His commands to memorize His word are like insurance for when the harvest is gaunt. Because no matter what, if you have the truth, if you have hope, then you may just have everything. Memories are almost the same for me. I’m not talking about a quiet refusal to let the past be the past. It’s a contentment with the past where you can find a comfort in it that I speak of.
The days are only worth committing to memory if we commit ourselves fully to them.
Then they are worth remembering.
Then they are worth recalling.
I wonder what I would consider the “good ole days” of my life. For any of us, it’s usually times past. I guess that makes sense. Times of youth. Times of ease. Times when maybe dear relatives were still here with us.
Very rarely, though, in this life where we see through a mirror dimly lit do we get the chance to have an unabated picture of the entire mosaic. God has shown me lately. These days? These are the good ole days. I would have thought that it would be times with friends, in the spring of my youth, that I would want near me again when I’m old and grey. Now that I’m a mother, now that I see how fast my children are growing, that ideal has changed.
I think I’ll deeply miss this house being busy. I would miss the noise. I would miss little hand marks on my glass front door. I’ll miss toys peeking out from under the edge of the sofa. I’ll miss my daughter’s searching eyes, eyes that cause me wonder and stare. I’ll miss playing play dough, watching my son’s imagination take shape and form right in front of me. I’ll miss being needed, little bodies that just want to lay on mommy to fall asleep.
I silently pray and tell myself that this is what I will miss one day. But these days, they will be my comfort. My contented sigh when my soul aches. My children. When they are gone, when they are grown. These years have made me realize that there isn’t much that I can’t do. That there isn’t much that I don’t want to do. That if I can parent, then I can learn. And if I can learn, then I can grow. They have given me back my youth, only this time, with eyes wide open and a pliant heart that can firmly grasp it. It’s a second chance in a way.

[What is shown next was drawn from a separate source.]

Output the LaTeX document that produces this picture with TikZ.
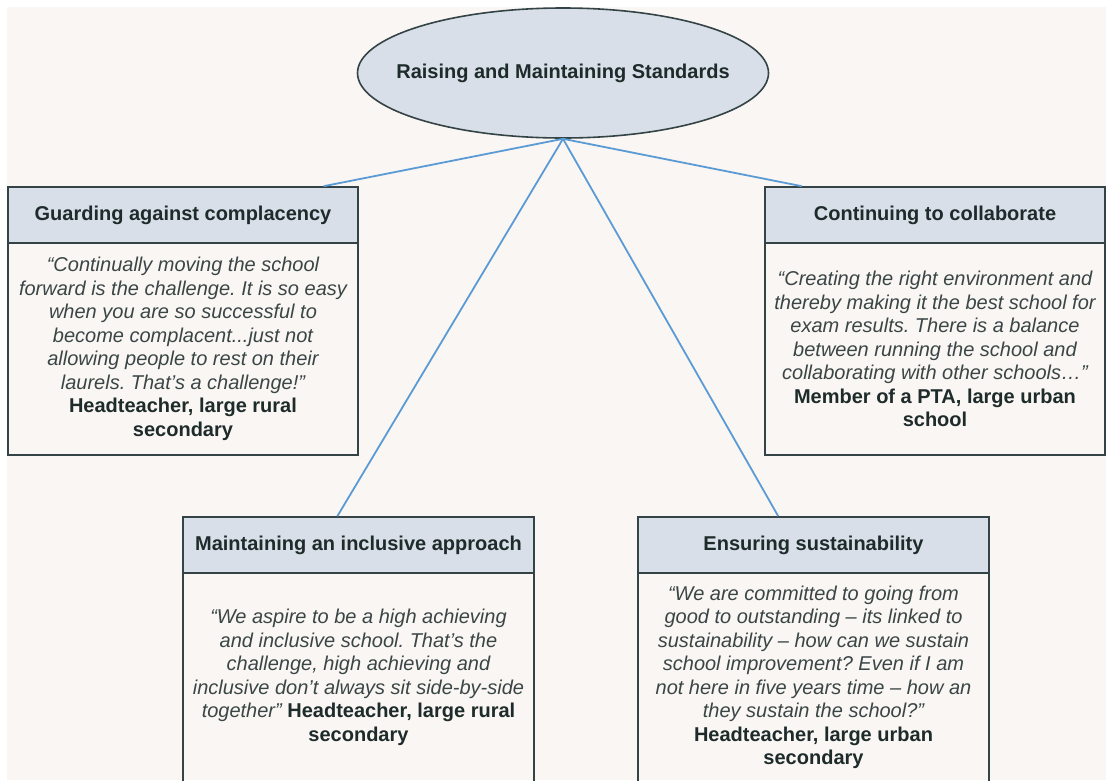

If you have children, you get two chances to grow up.
These are the good ole days. Moms, these are it. These are days worth remembering. This is why I write. This is why I take pictures. This is why I give them five more minutes or another storybook before bed. This is why I repeat myself about leaving shoes out in the kitchen everyday. This is why I hold them when they sleep. This is why I pray quietly, this is why my eyes sometimes silently fill with joyful tears in the car when no one else is around.